Like Gordon, many young filmmakers felt that a strong point of the Collective was that it allowed artists and filmmakers to experiment -- and very little was off limits. "I had been involved in a theater called the Theater of Gibberish and we did a number of slide shows at the Collective -- a number of performance pieces" said Hoberman, whose own Mission to Mongo -- an experimental film featuring postcards found on the streets of Chinatown -- will screen at Anthology on April 8 along with several other works by avant-garde filmmakers. "I also did one series called Hollywood Agit-Prop, which was a mix of anti-Communist and anti-Fascist films that were made in Hollywood in the '40s."

By its second decade the Collective was showing work that stressed the political as well as the avant-garde. "One of the significant aspects of the Collective in the '80s," said Abigail Child, "was that filmmakers who had been brought up on structural and formalist filmmaking decided to put content to it and used formal invention. I think maybe because we were baby boomers and we were brought up in the Civil Rights Movement, women and gay people and people of other dimensionalities started making films. And it's very formal, but it's definitely engaged with issues in the world." Child's curated show at Orchard on April 20 gathers the newer work of Collective veterans Peggy Ahwash, Ken Jacobs and Leslie Thornton and addresses political content through formalist filmmaking.

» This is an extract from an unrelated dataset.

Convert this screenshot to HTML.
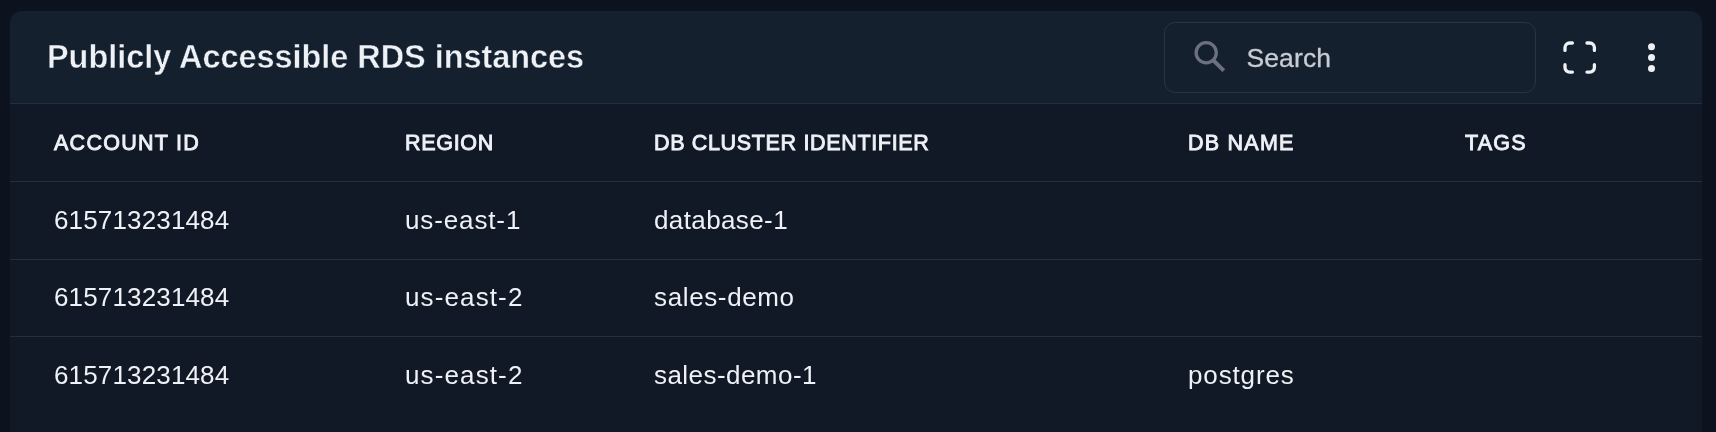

"The philosophy was to get to see films in a different way than just what they would see in a commercial theatrical cinema and to understand film as an art," Gordon said. "To explore film in the way that other artists also explored their medium, which was using elements of time, space, color, light, texture so that filmmakers foregrounded the artistic aesthetics of the medium as well as the ideas and interesting ways of telling a story that may be different than commercial Hollywood."